# DO THIS
Repeat, exactly and completely, the material that follows. Omit the pictures.

[begin SOURCE DATA]

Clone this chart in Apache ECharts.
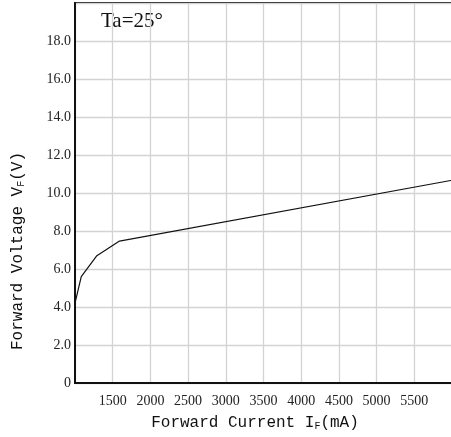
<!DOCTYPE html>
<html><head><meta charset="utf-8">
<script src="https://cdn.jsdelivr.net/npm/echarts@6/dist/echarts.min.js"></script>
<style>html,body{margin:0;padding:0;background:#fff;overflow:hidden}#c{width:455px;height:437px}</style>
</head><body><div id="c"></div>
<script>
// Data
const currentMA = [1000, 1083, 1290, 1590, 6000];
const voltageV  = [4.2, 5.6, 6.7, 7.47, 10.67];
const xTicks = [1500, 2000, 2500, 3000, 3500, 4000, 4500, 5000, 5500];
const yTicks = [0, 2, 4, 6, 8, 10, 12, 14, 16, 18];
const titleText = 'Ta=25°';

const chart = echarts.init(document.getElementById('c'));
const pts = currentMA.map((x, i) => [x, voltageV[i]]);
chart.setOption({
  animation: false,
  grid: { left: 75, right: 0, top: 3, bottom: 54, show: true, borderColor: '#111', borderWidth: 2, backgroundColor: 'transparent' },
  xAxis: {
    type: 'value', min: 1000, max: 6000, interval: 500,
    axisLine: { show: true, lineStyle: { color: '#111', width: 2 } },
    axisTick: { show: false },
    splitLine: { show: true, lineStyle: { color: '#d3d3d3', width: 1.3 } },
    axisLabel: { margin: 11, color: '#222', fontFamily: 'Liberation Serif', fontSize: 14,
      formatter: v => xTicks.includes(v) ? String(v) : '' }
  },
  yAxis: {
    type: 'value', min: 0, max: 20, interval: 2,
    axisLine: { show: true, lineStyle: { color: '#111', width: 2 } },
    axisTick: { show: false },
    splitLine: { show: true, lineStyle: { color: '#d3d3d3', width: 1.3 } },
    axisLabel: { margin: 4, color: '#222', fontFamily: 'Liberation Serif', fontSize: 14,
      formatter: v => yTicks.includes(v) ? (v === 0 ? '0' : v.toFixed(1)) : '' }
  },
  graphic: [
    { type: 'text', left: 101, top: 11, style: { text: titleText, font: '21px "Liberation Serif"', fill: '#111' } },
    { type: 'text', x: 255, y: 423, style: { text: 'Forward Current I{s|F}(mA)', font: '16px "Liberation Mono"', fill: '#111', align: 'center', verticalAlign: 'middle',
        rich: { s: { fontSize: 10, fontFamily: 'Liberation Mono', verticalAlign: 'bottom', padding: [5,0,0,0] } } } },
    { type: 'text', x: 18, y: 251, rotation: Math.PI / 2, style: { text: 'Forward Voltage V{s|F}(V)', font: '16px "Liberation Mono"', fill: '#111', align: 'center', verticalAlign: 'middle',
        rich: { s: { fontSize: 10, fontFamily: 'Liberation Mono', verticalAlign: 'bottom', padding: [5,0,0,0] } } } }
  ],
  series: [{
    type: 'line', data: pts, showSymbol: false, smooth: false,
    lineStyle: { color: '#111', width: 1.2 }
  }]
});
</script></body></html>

[end SOURCE DATA]

# THE RESULT
Clone this chart in Apache ECharts.
<!DOCTYPE html>
<html><head><meta charset="utf-8">
<script src="https://cdn.jsdelivr.net/npm/echarts@6/dist/echarts.min.js"></script>
<style>html,body{margin:0;padding:0;background:#fff;overflow:hidden}#c{width:455px;height:437px}</style>
</head><body><div id="c"></div>
<script>
// Data
const currentMA = [1000, 1083, 1290, 1590, 6000];
const voltageV  = [4.2, 5.6, 6.7, 7.47, 10.67];
const xTicks = [1500, 2000, 2500, 3000, 3500, 4000, 4500, 5000, 5500];
const yTicks = [0, 2, 4, 6, 8, 10, 12, 14, 16, 18];
const titleText = 'Ta=25°';

const chart = echarts.init(document.getElementById('c'));
const pts = currentMA.map((x, i) => [x, voltageV[i]]);
chart.setOption({
  animation: false,
  grid: { left: 75, right: 0, top: 3, bottom: 54, show: true, borderColor: '#111', borderWidth: 2, backgroundColor: 'transparent' },
  xAxis: {
    type: 'value', min: 1000, max: 6000, interval: 500,
    axisLine: { show: true, lineStyle: { color: '#111', width: 2 } },
    axisTick: { show: false },
    splitLine: { show: true, lineStyle: { color: '#d3d3d3', width: 1.3 } },
    axisLabel: { margin: 11, color: '#222', fontFamily: 'Liberation Serif', fontSize: 14,
      formatter: v => xTicks.includes(v) ? String(v) : '' }
  },
  yAxis: {
    type: 'value', min: 0, max: 20, interval: 2,
    axisLine: { show: true, lineStyle: { color: '#111', width: 2 } },
    axisTick: { show: false },
    splitLine: { show: true, lineStyle: { color: '#d3d3d3', width: 1.3 } },
    axisLabel: { margin: 4, color: '#222', fontFamily: 'Liberation Serif', fontSize: 14,
      formatter: v => yTicks.includes(v) ? (v === 0 ? '0' : v.toFixed(1)) : '' }
  },
  graphic: [
    { type: 'text', left: 101, top: 11, style: { text: titleText, font: '21px "Liberation Serif"', fill: '#111' } },
    { type: 'text', x: 255, y: 423, style: { text: 'Forward Current I{s|F}(mA)', font: '16px "Liberation Mono"', fill: '#111', align: 'center', verticalAlign: 'middle',
        rich: { s: { fontSize: 10, fontFamily: 'Liberation Mono', verticalAlign: 'bottom', padding: [5,0,0,0] } } } },
    { type: 'text', x: 18, y: 251, rotation: Math.PI / 2, style: { text: 'Forward Voltage V{s|F}(V)', font: '16px "Liberation Mono"', fill: '#111', align: 'center', verticalAlign: 'middle',
        rich: { s: { fontSize: 10, fontFamily: 'Liberation Mono', verticalAlign: 'bottom', padding: [5,0,0,0] } } } }
  ],
  series: [{
    type: 'line', data: pts, showSymbol: false, smooth: false,
    lineStyle: { color: '#111', width: 1.2 }
  }]
});
</script></body></html>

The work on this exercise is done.